Work to be completed -
Search the entries for the word "this" and pull out each line that has it.

● ● ●

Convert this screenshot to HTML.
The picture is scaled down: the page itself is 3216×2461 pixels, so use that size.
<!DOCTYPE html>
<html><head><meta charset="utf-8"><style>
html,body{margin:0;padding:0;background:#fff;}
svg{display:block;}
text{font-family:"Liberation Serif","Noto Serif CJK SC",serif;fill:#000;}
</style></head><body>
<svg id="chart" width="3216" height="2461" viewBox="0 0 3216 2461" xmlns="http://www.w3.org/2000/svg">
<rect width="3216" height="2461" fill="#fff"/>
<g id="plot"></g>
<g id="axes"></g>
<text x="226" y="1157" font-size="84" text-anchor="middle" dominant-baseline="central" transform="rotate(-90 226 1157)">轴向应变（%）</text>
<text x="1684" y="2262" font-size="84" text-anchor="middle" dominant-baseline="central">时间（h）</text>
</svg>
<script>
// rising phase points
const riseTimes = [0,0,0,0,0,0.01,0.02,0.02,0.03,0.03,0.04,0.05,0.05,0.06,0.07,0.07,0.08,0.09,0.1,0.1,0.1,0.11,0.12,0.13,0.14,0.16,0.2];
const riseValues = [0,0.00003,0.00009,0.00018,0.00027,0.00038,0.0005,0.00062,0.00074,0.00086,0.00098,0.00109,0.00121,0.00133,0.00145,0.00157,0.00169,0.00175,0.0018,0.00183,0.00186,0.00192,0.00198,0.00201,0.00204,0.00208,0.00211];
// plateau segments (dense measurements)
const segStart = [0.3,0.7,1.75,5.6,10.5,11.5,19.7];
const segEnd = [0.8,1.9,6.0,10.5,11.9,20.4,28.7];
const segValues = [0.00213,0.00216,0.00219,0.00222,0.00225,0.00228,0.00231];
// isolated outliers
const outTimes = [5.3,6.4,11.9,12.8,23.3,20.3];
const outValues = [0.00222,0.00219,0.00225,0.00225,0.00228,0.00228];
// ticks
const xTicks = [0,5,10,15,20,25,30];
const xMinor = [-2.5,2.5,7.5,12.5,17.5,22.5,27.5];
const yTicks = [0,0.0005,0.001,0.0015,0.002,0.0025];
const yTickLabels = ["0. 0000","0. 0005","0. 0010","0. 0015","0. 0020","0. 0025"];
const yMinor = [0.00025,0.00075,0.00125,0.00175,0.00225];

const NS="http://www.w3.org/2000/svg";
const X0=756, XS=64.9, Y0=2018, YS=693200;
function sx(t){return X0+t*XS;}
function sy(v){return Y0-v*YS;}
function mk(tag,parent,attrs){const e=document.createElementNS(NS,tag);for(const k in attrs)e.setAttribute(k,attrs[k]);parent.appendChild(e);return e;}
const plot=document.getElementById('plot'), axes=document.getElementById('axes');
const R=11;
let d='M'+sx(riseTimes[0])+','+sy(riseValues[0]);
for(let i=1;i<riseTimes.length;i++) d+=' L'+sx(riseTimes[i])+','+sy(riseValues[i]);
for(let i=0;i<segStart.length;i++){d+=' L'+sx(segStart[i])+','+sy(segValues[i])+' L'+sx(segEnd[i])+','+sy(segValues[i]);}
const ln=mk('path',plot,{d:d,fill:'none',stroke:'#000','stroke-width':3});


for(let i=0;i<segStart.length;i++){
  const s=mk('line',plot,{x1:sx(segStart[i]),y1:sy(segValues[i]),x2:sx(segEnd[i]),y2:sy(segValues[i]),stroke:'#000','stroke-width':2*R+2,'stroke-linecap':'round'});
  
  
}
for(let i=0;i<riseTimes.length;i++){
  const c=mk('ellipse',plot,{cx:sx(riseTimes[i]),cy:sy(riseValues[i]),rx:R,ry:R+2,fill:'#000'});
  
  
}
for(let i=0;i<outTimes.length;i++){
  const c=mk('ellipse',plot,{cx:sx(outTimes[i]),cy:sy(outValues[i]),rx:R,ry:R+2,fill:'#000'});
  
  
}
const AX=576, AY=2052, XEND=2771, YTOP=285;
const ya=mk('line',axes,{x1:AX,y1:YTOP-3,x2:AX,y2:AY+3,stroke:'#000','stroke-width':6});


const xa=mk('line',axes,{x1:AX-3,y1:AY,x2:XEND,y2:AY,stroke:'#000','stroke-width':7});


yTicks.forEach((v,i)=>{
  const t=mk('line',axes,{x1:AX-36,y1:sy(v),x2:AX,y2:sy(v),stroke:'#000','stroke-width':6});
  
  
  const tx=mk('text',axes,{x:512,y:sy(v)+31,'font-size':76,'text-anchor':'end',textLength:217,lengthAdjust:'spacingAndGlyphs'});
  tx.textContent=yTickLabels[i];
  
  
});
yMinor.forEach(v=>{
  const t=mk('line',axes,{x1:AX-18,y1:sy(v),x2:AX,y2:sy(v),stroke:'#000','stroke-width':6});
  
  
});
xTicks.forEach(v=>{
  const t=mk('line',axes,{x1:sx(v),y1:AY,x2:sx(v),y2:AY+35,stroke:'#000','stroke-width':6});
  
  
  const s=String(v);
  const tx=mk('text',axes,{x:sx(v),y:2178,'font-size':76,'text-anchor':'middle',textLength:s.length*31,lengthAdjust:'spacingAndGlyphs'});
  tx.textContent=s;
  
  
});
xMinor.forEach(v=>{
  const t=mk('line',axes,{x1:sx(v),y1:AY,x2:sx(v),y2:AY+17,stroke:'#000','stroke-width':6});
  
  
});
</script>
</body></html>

● ● ●

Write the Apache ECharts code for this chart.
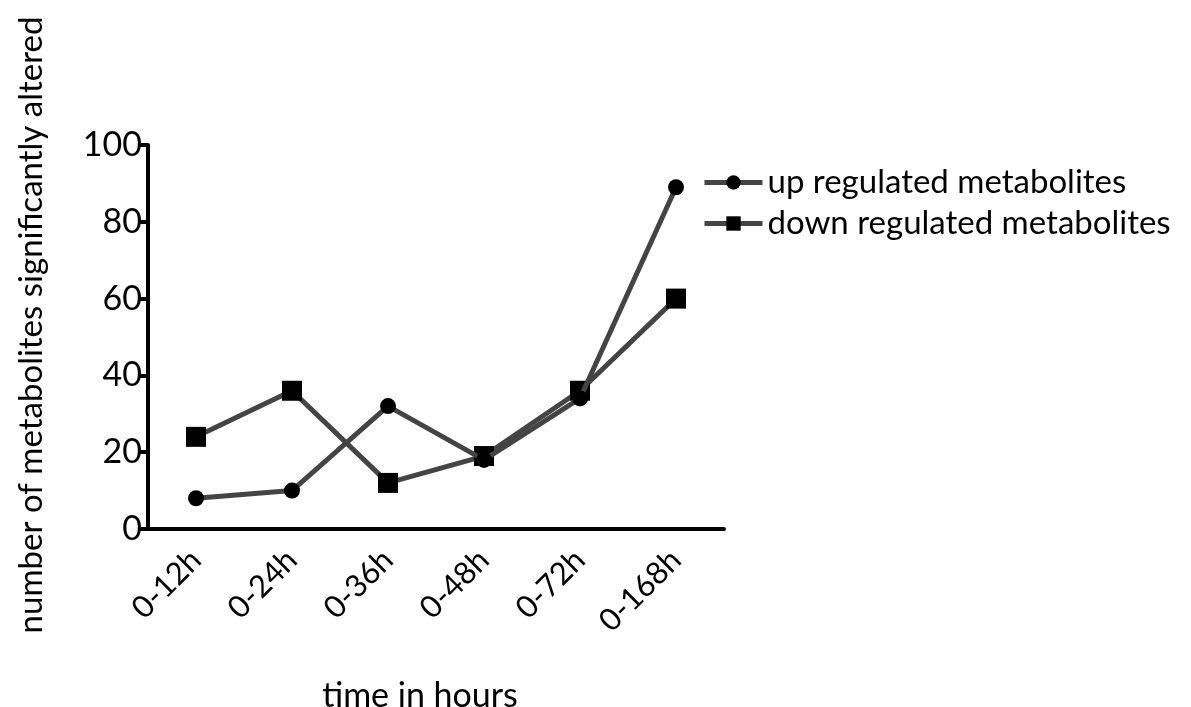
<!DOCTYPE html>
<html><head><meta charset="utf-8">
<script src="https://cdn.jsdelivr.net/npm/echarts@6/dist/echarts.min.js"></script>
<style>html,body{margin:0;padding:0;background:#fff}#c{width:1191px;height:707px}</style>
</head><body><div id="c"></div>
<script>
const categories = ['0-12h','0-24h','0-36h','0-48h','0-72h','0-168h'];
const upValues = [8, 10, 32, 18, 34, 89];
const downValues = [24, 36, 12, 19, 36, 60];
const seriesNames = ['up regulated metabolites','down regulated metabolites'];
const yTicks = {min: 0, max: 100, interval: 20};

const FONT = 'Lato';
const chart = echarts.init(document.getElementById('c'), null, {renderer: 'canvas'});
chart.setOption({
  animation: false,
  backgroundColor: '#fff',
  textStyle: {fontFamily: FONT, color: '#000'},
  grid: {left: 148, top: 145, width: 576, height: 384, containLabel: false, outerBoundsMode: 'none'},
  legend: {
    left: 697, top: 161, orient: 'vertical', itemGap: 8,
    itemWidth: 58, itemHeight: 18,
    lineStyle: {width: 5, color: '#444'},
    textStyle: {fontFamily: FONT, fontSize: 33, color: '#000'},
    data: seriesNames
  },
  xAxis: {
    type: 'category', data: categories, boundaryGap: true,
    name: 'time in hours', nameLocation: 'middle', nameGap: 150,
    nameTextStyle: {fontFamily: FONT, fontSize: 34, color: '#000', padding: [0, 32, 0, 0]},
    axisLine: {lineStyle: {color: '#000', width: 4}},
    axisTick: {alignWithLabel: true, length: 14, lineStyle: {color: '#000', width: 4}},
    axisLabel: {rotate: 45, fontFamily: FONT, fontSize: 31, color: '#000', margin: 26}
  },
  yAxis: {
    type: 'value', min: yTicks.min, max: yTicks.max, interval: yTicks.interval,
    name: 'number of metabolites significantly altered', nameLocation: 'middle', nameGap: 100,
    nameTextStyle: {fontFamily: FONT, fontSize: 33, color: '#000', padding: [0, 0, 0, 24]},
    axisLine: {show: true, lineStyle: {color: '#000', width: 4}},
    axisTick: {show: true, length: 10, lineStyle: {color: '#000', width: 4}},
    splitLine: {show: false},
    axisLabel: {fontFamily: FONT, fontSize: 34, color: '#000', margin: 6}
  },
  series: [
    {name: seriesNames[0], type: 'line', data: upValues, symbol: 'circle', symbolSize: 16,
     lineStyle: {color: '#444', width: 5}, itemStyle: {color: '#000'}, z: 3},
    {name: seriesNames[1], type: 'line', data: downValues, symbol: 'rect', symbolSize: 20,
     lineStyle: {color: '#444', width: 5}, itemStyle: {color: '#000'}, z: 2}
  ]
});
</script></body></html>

● ● ●

Written reply -
Convert this screenshot to HTML.
Write the Apache ECharts code for this chart.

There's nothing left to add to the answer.